◆ Data extract ◆
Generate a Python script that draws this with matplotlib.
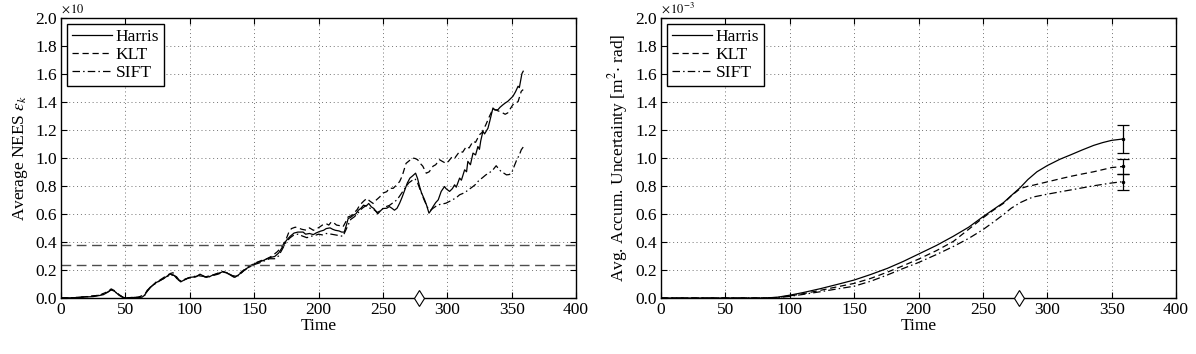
import numpy as np
import matplotlib
matplotlib.use("Agg")
import matplotlib.pyplot as plt

plt.rcParams['font.family'] = ['Liberation Serif', 'DejaVu Serif']
plt.rcParams['mathtext.fontset'] = 'stix'

# ---------------- Left: Average NEES ----------------
harris_nees_t = [0, 10, 20, 25, 30, 33, 36, 39, 42, 45, 48, 50, 55, 60, 63, 65, 67, 69, 72, 74, 77, 80, 83, 85, 87, 89, 91, 93, 96, 100,
                 103, 105, 108, 110, 113, 116, 118, 122, 126, 128, 131, 135, 138, 140, 144, 147, 150, 153, 157, 160, 163, 166, 169, 172,
                 175, 178, 181, 184, 188, 190, 193, 196, 198, 201, 204, 206, 209, 211, 213, 216, 218, 220, 222, 223, 225, 227, 229, 231,
                 233, 235, 237, 239, 241, 243, 246, 248, 250, 253, 255, 257, 259, 261, 263, 265, 267, 269, 271, 273, 275.4, 277, 278.5,
                 280, 282.4, 284, 285.8, 287, 289, 291, 293, 295.3, 297.9, 299, 301.8, 304, 305.7, 307, 309.6, 311, 313.5, 315, 316, 318,
                 320, 322, 323.8, 325, 326, 327.7, 329, 331.6, 333, 335.5, 337, 339.4, 341, 343.3, 345, 347, 349, 351, 353, 355, 356, 357,
                 358, 359]
harris_nees_v = [0, 0.002, 0.008, 0.01, 0.018, 0.024, 0.04, 0.06, 0.045, 0.02, 0.005, 0.0, 0.003, 0.004, 0.006, 0.02, 0.05, 0.075, 0.095,
                 0.11, 0.125, 0.14, 0.16, 0.17, 0.165, 0.155, 0.13, 0.115, 0.13, 0.147, 0.15, 0.152, 0.17, 0.16, 0.147, 0.155, 0.164, 0.175,
                 0.188, 0.18, 0.17, 0.147, 0.166, 0.18, 0.21, 0.225, 0.243, 0.255, 0.267, 0.28, 0.29, 0.296, 0.32, 0.363, 0.41, 0.44, 0.463,
                 0.47, 0.47, 0.455, 0.46, 0.452, 0.463, 0.475, 0.483, 0.495, 0.5, 0.49, 0.483, 0.478, 0.47, 0.47, 0.53, 0.566, 0.575, 0.59,
                 0.6, 0.626, 0.64, 0.662, 0.655, 0.674, 0.65, 0.638, 0.6, 0.62, 0.638, 0.64, 0.652, 0.64, 0.626, 0.64, 0.676, 0.72, 0.77,
                 0.82, 0.855, 0.87, 0.89, 0.85, 0.795, 0.75, 0.7, 0.66, 0.605, 0.62, 0.652, 0.68, 0.7, 0.76, 0.795, 0.78, 0.76, 0.78, 0.807,
                 0.79, 0.855, 0.84, 0.914, 0.9, 0.974, 0.95, 1.033, 1.02, 1.08, 1.06, 1.12, 1.188, 1.17, 1.21, 1.26, 1.355, 1.34, 1.343,
                 1.36, 1.378, 1.39, 1.402, 1.42, 1.438, 1.47, 1.51, 1.5, 1.55, 1.6, 1.617]

klt_nees_t = [0, 10, 20, 30, 36, 39, 42, 45, 48, 50, 55, 60, 65, 67, 70, 74, 78, 82, 85, 87, 89, 92, 95, 100, 104, 108, 112, 116, 120,
              125, 129, 133, 136, 140, 144, 148, 151, 155, 160, 164, 168, 172, 175, 177, 179, 182, 184, 187, 190.7, 193, 196, 198, 201,
              203, 206, 208, 210, 212, 214, 217, 219, 221, 223, 225, 227, 230, 232, 235, 237.5, 240, 242.5, 245, 247.7, 250, 253, 255,
              258, 260, 263, 265, 268, 270, 273, 275, 277, 279, 281, 283.7, 286, 289, 291, 294, 296, 299, 301, 304, 306, 309.6, 312,
              314.8, 317, 320, 322, 325, 327, 330, 333, 335.5, 338, 340.6, 343, 345, 347, 349, 351, 353, 355, 357.5, 359]
klt_nees_v = [0, 0.002, 0.01, 0.02, 0.045, 0.065, 0.05, 0.025, 0.006, 0.0, 0.004, 0.005, 0.025, 0.055, 0.08, 0.115, 0.135, 0.16, 0.175,
              0.18, 0.16, 0.125, 0.13, 0.145, 0.15, 0.165, 0.15, 0.16, 0.17, 0.19, 0.18, 0.16, 0.155, 0.185, 0.215, 0.235, 0.25, 0.265,
              0.28, 0.3, 0.33, 0.37, 0.423, 0.47, 0.495, 0.505, 0.5, 0.49, 0.483, 0.5, 0.483, 0.49, 0.507, 0.52, 0.53, 0.52, 0.543,
              0.535, 0.52, 0.515, 0.507, 0.54, 0.578, 0.585, 0.6, 0.63, 0.662, 0.69, 0.71, 0.69, 0.674, 0.7, 0.722, 0.748, 0.758,
              0.783, 0.782, 0.8, 0.83, 0.87, 0.96, 0.975, 0.998, 0.995, 0.986, 0.96, 0.94, 0.89, 0.9, 0.94, 0.95, 0.986, 0.975, 0.96,
              0.975, 1.01, 1.0, 1.045, 1.04, 1.08, 1.07, 1.117, 1.11, 1.164, 1.18, 1.236, 1.3, 1.348, 1.34, 1.33, 1.32, 1.31, 1.32,
              1.35, 1.378, 1.39, 1.40, 1.474, 1.486]

sift_nees_t = [0, 10, 20, 30, 36, 39, 42, 45, 48, 50, 55, 60, 65, 67, 70, 74, 78, 82, 85, 88, 91, 94, 98, 102, 106, 110, 114, 118, 122,
               126, 130, 134, 138, 142, 146, 150, 154, 158, 162, 166, 169, 172, 175, 178, 181, 184, 188, 191, 194, 197, 200, 203, 206,
               210, 213, 216, 219, 222, 225, 228, 231, 234, 237, 240, 243, 246, 249, 252, 255, 258, 261, 264, 267, 270, 273, 275, 277,
               279, 282, 285, 287, 289, 292.7, 296, 299, 302, 304, 307, 309.6, 312, 314.8, 317, 320, 322, 325, 327, 330, 333, 335.5,
               338, 340, 342, 344, 346, 348, 350, 352, 354, 356, 357.5, 359]
sift_nees_v = [0, 0.002, 0.009, 0.02, 0.04, 0.058, 0.044, 0.022, 0.006, 0, 0.003, 0.005, 0.02, 0.048, 0.08, 0.108, 0.13, 0.15, 0.165,
               0.16, 0.128, 0.12, 0.14, 0.15, 0.16, 0.155, 0.148, 0.16, 0.17, 0.185, 0.172, 0.15, 0.16, 0.195, 0.22, 0.238, 0.25, 0.265,
               0.28, 0.28, 0.3, 0.35, 0.4, 0.43, 0.45, 0.455, 0.44, 0.43, 0.44, 0.445, 0.455, 0.45, 0.46, 0.455, 0.45, 0.445, 0.44, 0.5,
               0.56, 0.58, 0.61, 0.64, 0.66, 0.64, 0.63, 0.61, 0.63, 0.65, 0.66, 0.68, 0.7, 0.74, 0.78, 0.82, 0.84, 0.85, 0.82, 0.77,
               0.7, 0.64, 0.625, 0.64, 0.664, 0.67, 0.676, 0.69, 0.7, 0.715, 0.736, 0.745, 0.76, 0.775, 0.795, 0.81, 0.843, 0.855, 0.878,
               0.895, 0.914, 0.943, 0.92, 0.9, 0.89, 0.878, 0.88, 0.89, 0.94, 0.986, 1.02, 1.057, 1.076]

nees_bounds = [0.376, 0.236]

# ---------------- Right: accumulated uncertainty ----------------
harris_unc_t = [0, 60, 80, 90, 100, 110, 124, 137, 150, 163, 176, 188, 200, 214, 227, 239, 250, 258, 266, 272, 279, 285, 292, 300, 310,
                318, 327, 336, 343, 350, 359]
harris_unc_v = [0, 0, 0.0, 0.005, 0.02, 0.038, 0.067, 0.097, 0.128, 0.168, 0.212, 0.26, 0.313, 0.375, 0.44, 0.505, 0.579, 0.63, 0.68,
                0.73, 0.787, 0.845, 0.9, 0.944, 0.99, 1.02, 1.055, 1.088, 1.108, 1.124, 1.134]
klt_unc_t = [0, 80, 90, 100, 110, 124, 137, 150, 163, 176, 188, 200, 214, 227, 239, 250, 258, 266, 272, 279, 285, 289, 300, 310, 318,
             327, 336, 343, 350, 359]
klt_unc_v = [0, 0, 0.004, 0.015, 0.03, 0.055, 0.08, 0.104, 0.14, 0.185, 0.23, 0.277, 0.338, 0.403, 0.49, 0.571, 0.625, 0.675, 0.728,
             0.78, 0.797, 0.804, 0.828, 0.85, 0.867, 0.884, 0.9, 0.915, 0.93, 0.938]
sift_unc_t = [0, 80, 90, 100, 110, 124, 137, 150, 163, 176, 188, 200, 214, 227, 239, 250, 258, 266, 272, 279, 285, 289, 300, 310, 318,
              327, 336, 343, 350, 359]
sift_unc_v = [0, 0, 0.003, 0.012, 0.025, 0.045, 0.065, 0.084, 0.12, 0.165, 0.21, 0.253, 0.31, 0.367, 0.425, 0.487, 0.54, 0.595, 0.64,
              0.68, 0.705, 0.72, 0.74, 0.757, 0.77, 0.785, 0.8, 0.81, 0.82, 0.83]

err_t = 359
err_center = [1.134, 0.938, 0.83]
err_half = [0.103, 0.052, 0.057]

marker_t = 278

labels = ['Harris', 'KLT', 'SIFT']
styles = [dict(ls='-'), dict(dashes=(5, 3)), dict(dashes=(6, 2.5, 1.2, 2.5))]

fig = plt.figure(figsize=(11.96, 3.54), dpi=100)
axL = fig.add_axes([61/1196, 56/354, 515/1196, 280.5/354])
axR = fig.add_axes([661/1196, 56/354, 515/1196, 280.5/354])

lw = 0.9
for ax in (axL, axR):
    ax.set_xlim(0, 400)
    ax.set_ylim(0, 2.0)
    ax.set_xticks(np.arange(0, 401, 50))
    ax.set_yticks(np.arange(0, 2.01, 0.2))
    ax.set_yticklabels(['%.1f' % v for v in np.arange(0, 2.01, 0.2)])
    ax.tick_params(direction='in', top=True, right=True, labelsize=12.5, length=4, width=0.8, pad=3)
    ax.grid(True, ls=(0, (1, 3)), color='0.45', lw=0.7)
    for s in ax.spines.values():
        s.set_linewidth(1.0)
    ax.set_xlabel('Time', fontsize=12.5, labelpad=0)
    ax.plot([marker_t], [0], marker='d', ms=8, mfc='white', mec='black', mew=0.8, clip_on=False, zorder=5)

series_L = [(harris_nees_t, harris_nees_v), (klt_nees_t, klt_nees_v), (sift_nees_t, sift_nees_v)]
for (t, v), lab, st in zip(series_L, labels, styles):
    axL.plot(t, v, color='black', lw=lw, label=lab, **st)
for b in nees_bounds:
    axL.axhline(b, color='0.3', lw=1.0, dashes=(7, 4))

series_R = [(harris_unc_t, harris_unc_v), (klt_unc_t, klt_unc_v), (sift_unc_t, sift_unc_v)]
for (t, v), lab, st in zip(series_R, labels, styles):
    axR.plot(t, v, color='black', lw=lw, label=lab, **st)
axR.errorbar([err_t] * 3, err_center, yerr=err_half, fmt='.', ms=3, color='black', ecolor='black',
             elinewidth=0.9, capsize=4, capthick=0.9)

axL.set_ylabel(r'Average NEES $\varepsilon_k$', fontsize=12.5, labelpad=4)
axR.set_ylabel(r'Avg. Accum. Uncertainty [m$^2$$\cdot$ rad]', fontsize=12.5, labelpad=4)

axL.text(0.0, 1.005, r'$\times\,10$', transform=axL.transAxes, fontsize=9, ha='left', va='bottom')
axR.text(0.0, 1.005, r'$\times\,10^{-3}$', transform=axR.transAxes, fontsize=9, ha='left', va='bottom')

for ax in (axL, axR):
    leg = ax.legend(loc='upper left', fontsize=12.5, handlelength=2.3, handletextpad=0.2, borderaxespad=0.35,
                    fancybox=False, framealpha=1, edgecolor='black', borderpad=0.3, labelspacing=0.1)
    leg.get_frame().set_linewidth(1.0)

fig.savefig('out.png', dpi=100)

◆ Goal of the exercise ◆
Looking at the data above, show all lines where the word "matplotlib" occurs.

◆ Right answer ◆
Generate a Python script that draws this with matplotlib.
import matplotlib
matplotlib.use("Agg")
import matplotlib.pyplot as plt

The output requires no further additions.